In 1991, PCs predominantly ran on Microsoft's DOS Operating System. Unlike today, where the GUI (Graphical User Interface) is taken for granted in PCs for the OS and applications, the GUI and the OS were separate products. Extremely primitive by today's standards, DOS was a 16-Bit character-mode OS and had no built-in multitasking capabilities. It also used an unjournaled 16-bit directory-based filesystem, FAT, which was used on both floppy and hard disks and had an 11 character limit for filenames, hence the "8.3" file format with names such as AUTOEXEC.BAT.
In addition to Microsoft's DOS, IBM had it's own version, PC-DOS, that ran specifically on its PS/2 personal computers. Digital Research, which pioneered in the late 1970's with the forerunner to DOS, CP/M, also released its own DOS-compatible OS, DR-DOS, and eventually ended being owned by Novell and later, SCO.

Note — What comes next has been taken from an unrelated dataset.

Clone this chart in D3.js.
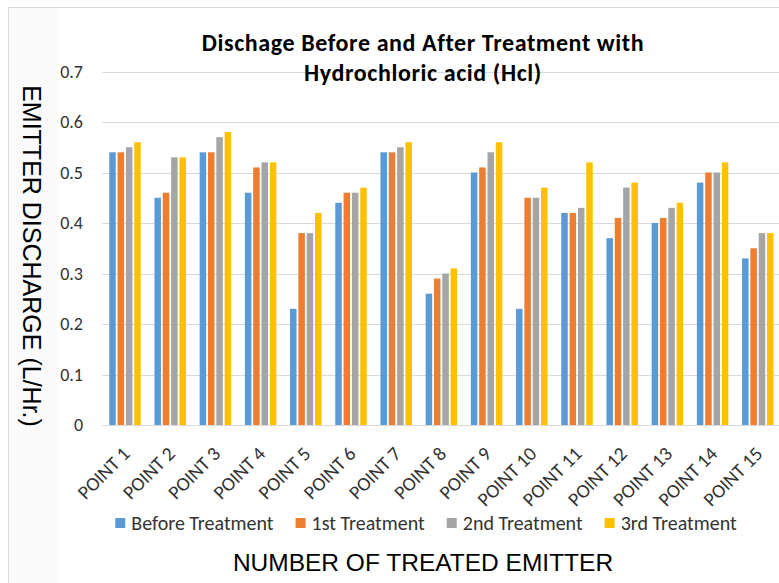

Developed by Quarterdeck Office Systems, DESQView was a popular "Shell" for DOS which enabled a primitive form of multi-tasking of applications. This allowed popular productivity applications such as Lotus 1-2-3, WordPerfect and Harvard Graphics to be task-switched. In combination with a special memory manager known as QEMM on Intel 286, 386 and 486-baeed PCs, it allowed users to take advantage of more than 640K of memory and have several applications running in resident memory simultaneously.
DESQView, which was released in July 1985 -- only a few months before the release of Windows 1.0, was not the first task switcher for PC's -- that distinction goes to IBM's TopView, which never particularly caught on. DESQView itself would soon find itself in competition with Windows 386 and in 1990, Windows 3.0, which was a true, although non-preemptive multitasking GUI. By 1992, Quarterdeck did eventually release a full GUI version, of DESQView/X, but by then it was too late -- Microsoft had seized control of both the OS and GUI market for DOS with Windows 3.1 and its Office suite of native applications.